Monday, January 5, 2009

I'm Just Late in the Game

For the past few weeks I haven't been sleeping...No more than 2 hours a night. In consistency with the past few weeks tonight is much the same. I can't sleep. So, I decided that I should smoke a cigarette, listen to The Allman Brothers and write a blog.

As a (perennially) single girl, I've often been asked; What's your type?

After all these years, I still haven't found the answer.

There are no commonalities between the boys/men I've thus far dated. Really. There isn't.

In no specific order there was the emotionally unavailable Poker Player, who smoked way too much pot. The way older guy who was too available. The too much guy who asked me to marry him the night I met him. The one who was too much my best friend (You know, the one). The one who was too far away. The player who was busy swearing he wanted a relationship but was still way too out there. And the one who was not too interested.

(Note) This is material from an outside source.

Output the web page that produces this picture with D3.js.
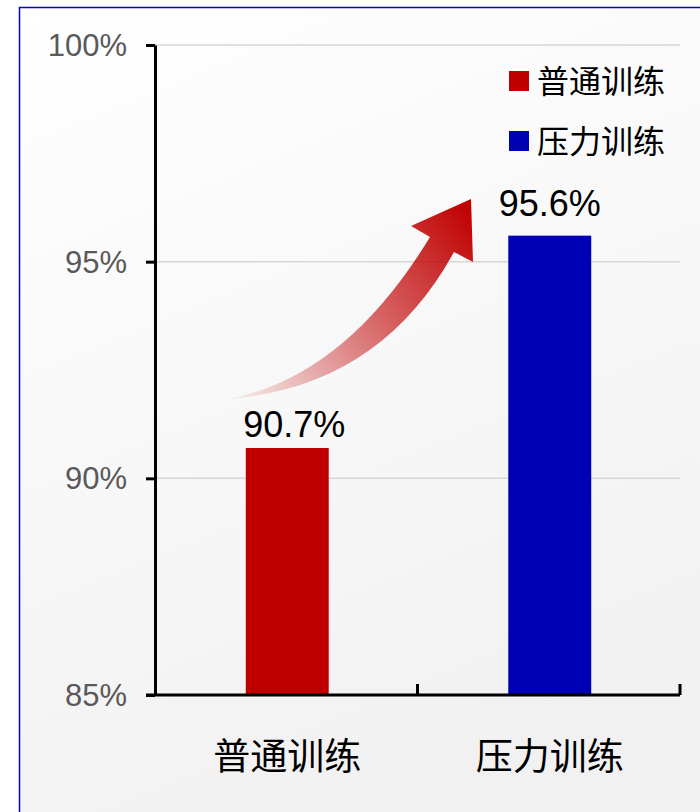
<!DOCTYPE html>
<html>
<head>
<meta charset="utf-8">
<script src="https://cdn.jsdelivr.net/npm/d3@7/dist/d3.min.js"></script>
<style>
  html, body { margin: 0; padding: 0; background: #ffffff; }
  svg { display: block; }
</style>
</head>
<body>
<svg id="chart" width="700" height="812"></svg>
<script>
// Training accuracy comparison
const categories = ["普通训练", "压力训练"];
const values = [90.7, 95.6];
const valueLabels = ["90.7%", "95.6%"];
const yTicks = [85, 90, 95, 100];
const yTickLabels = ["85%", "90%", "95%", "100%"];
const barColors = ["#C00000", "#0000B4"];

const W = 700, H = 812;
const svg = d3.select("#chart");
const defs = svg.append("defs");

// soft grey panel background
const bg = defs.append("linearGradient").attr("id", "bgGrad")
  .attr("x1", 0).attr("y1", 0).attr("x2", 0.35).attr("y2", 1);
bg.append("stop").attr("offset", 0).attr("stop-color", "#ffffff");
bg.append("stop").attr("offset", 1).attr("stop-color", "#f1f1f1");

svg.append("rect").attr("x", 19.5).attr("y", 7.5)
  .attr("width", W + 20).attr("height", H + 20)
  .attr("fill", "url(#bgGrad)")
  .attr("stroke", "#0000CC").attr("stroke-width", 1.5);

const plotLeft = 155, plotRight = 680, plotTop = 45, plotBottom = 695;

const x = d3.scaleBand().domain(categories).range([plotLeft, plotRight]).padding(0);
const y = d3.scaleLinear().domain([85, 100]).range([plotBottom, plotTop]);
const barW = x.bandwidth() * 0.316;

// horizontal gridlines
svg.append("g").selectAll("line")
  .data(yTicks.filter(t => t > 85))
  .join("line")
  .attr("x1", plotLeft).attr("x2", plotRight)
  .attr("y1", d => y(d)).attr("y2", d => y(d))
  .attr("stroke", "#d6d6d6").attr("stroke-width", 1.5);

// bars
svg.append("g").selectAll("rect")
  .data(categories)
  .join("rect")
  .attr("x", (d) => x(d) + x.bandwidth() / 2 - barW / 2 + 1)
  .attr("width", barW)
  .attr("y", (d, i) => y(values[i]))
  .attr("height", (d, i) => y(85) - y(values[i]))
  .attr("fill", (d, i) => barColors[i]);

// y axis
const yAxis = d3.axisLeft(y)
  .tickValues(yTicks)
  .tickFormat((d, i) => yTickLabels[i])
  .tickSizeInner(9).tickSizeOuter(0).tickPadding(19);
const gy = svg.append("g").attr("transform", `translate(${plotLeft},0)`).call(yAxis);
gy.select(".domain").attr("stroke", "#000").attr("stroke-width", 3);
gy.selectAll(".tick line").attr("stroke", "#000").attr("stroke-width", 3);
gy.selectAll(".tick text")
  .attr("fill", "#595959")
  .attr("font-family", "'Liberation Sans', Arial, sans-serif")
  .attr("font-size", 31)
  .attr("dy", "0.34em");

// x axis with category-boundary ticks pointing up
const xAxis = d3.axisBottom(x).tickSize(0).tickPadding(0).tickFormat("");
const gx = svg.append("g").attr("transform", `translate(0,${plotBottom})`).call(xAxis);
gx.select(".domain").attr("stroke", "#000").attr("stroke-width", 3)
  .attr("d", `M${plotLeft - 9},0H${plotRight}`);
gx.selectAll(".tick").remove();
gx.selectAll("line.sep")
  .data(categories)
  .join("line")
  .attr("class", "sep")
  .attr("x1", d => x(d) + x.bandwidth()).attr("x2", d => x(d) + x.bandwidth())
  .attr("y1", 0).attr("y2", -11)
  .attr("stroke", "#000").attr("stroke-width", 3);

// category labels
svg.append("g").selectAll("text")
  .data(categories)
  .join("text")
  .attr("x", d => x(d) + x.bandwidth() / 2 + 1)
  .attr("y", 770)
  .attr("text-anchor", "middle")
  .attr("font-family", "'Noto Sans CJK SC', sans-serif")
  .attr("font-size", 37)
  .attr("fill", "#000")
  .text(d => d);

// value labels above bars
const labelGap = [11, 20];
const labelShift = [8, 1];
svg.append("g").selectAll("text")
  .data(categories)
  .join("text")
  .attr("x", (d, i) => x(d) + x.bandwidth() / 2 + labelShift[i])
  .attr("y", (d, i) => y(values[i]) - labelGap[i])
  .attr("text-anchor", "middle")
  .attr("font-family", "'Liberation Sans', Arial, sans-serif")
  .attr("font-size", 36)
  .attr("fill", "#000")
  .text((d, i) => valueLabels[i]);

// legend
const legend = svg.append("g").selectAll("g")
  .data(categories)
  .join("g")
  .attr("transform", (d, i) => `translate(509,${71 + i * 60})`);
legend.append("rect").attr("width", 20).attr("height", 20)
  .attr("fill", (d, i) => barColors[i]);
legend.append("text")
  .attr("x", 28).attr("y", 10).attr("dy", "0.36em")
  .attr("font-family", "'Noto Sans CJK SC', sans-serif")
  .attr("font-size", 32)
  .attr("fill", "#000")
  .text(d => d);

// rising arrow from the first bar towards the second
const arrowGrad = defs.append("linearGradient").attr("id", "arrowGrad")
  .attr("gradientUnits", "userSpaceOnUse")
  .attr("x1", 228).attr("y1", 399).attr("x2", 468).attr("y2", 205);
arrowGrad.append("stop").attr("offset", 0).attr("stop-color", "#C00000").attr("stop-opacity", 0.03);
arrowGrad.append("stop").attr("offset", 0.55).attr("stop-color", "#C00000").attr("stop-opacity", 0.6);
arrowGrad.append("stop").attr("offset", 1).attr("stop-color", "#C00000").attr("stop-opacity", 1);

const ap = d3.path();
ap.moveTo(228, 399);
ap.quadraticCurveTo(345, 377, 430, 237);
ap.lineTo(411, 226);
ap.lineTo(471, 199);
ap.lineTo(473, 262);
ap.lineTo(454, 252);
ap.quadraticCurveTo(380, 387, 228, 399);
ap.closePath();
svg.append("path").attr("d", ap.toString()).attr("fill", "url(#arrowGrad)");
</script>
</body>
</html>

The only somewhat similar aspect between them is the "too". Too much, too little, too there, too gone.

One had brown hair, one was blondish, one was covered in tatoos. I mean, aesthetically there is no "type" to be found here. The poker player never wore a t-shirt not related to poker, tattoo boy was rather fond of wearing shorts (even in the winter).

So it's not about the packaging. They weren't all the same height. They didn't all smoke. They weren't all faithful. They all weren't even that smart. The only thing they actually have in common is, well...me.

At the beginning of every single relationship I went blind. Blind to the things I should have noticed. Things that other girls would notice and walk away from. I guess it's always taken me longer to catch on. It isn't stupidity. It's a mix of a crush and hysterical blindness. It's fucking obvious, screaming out shit that I am blind to.

He was obviously:
an addict, I'd have been happy if it had been mere pot (he was also addicted to gambling)
clingy and to the point where I would have eventually gone crazy
not ready
overly odd
never going to be truthful/faithful/trustworthy
not what I wanted
not what I needed
an asshole

I let it slide, every time. Eh, it's not like I've been tortured. In their own ways, all were fun. I've learned from each, I wouldn't take much of it back, even knowing now what I didn't then.

Hey, at least I'm learning. No matter how late in the game (so late). And that's got to count for something. Right?

I'm now going to smoke another cigarette, watch some more Rock of Love (the one where they are on the bus), and try to sleep again...wish me luck with the last one.

Goodnight, Sweet Dreams.
<3,
Your BFF Jill?

4 comments:

Courtney said...

I don't really have a type either... but yes, at least we're learning!

P.S. We've tagged you & your trusty side-kick in our "I'd like to thank the academy..." award! Enjoy!

-C.

Melissa said...

hope u can sleep bettersoon

Anonymous said...

Better late than never, I say. Finding the "perfect" guy is so difficult. What is perfect anyway? There are so many odd requirements for perfection that not one person can fulfill. The best you can do is find someone you care enough about, and who cares enough about you, to spend some time with.

Gina said...

I am so excited that I found another blogger who actually admits to watching Rock of Love (on the bus). I am impatiently waiting my son's naptime so I can watch the episode that recorded last night.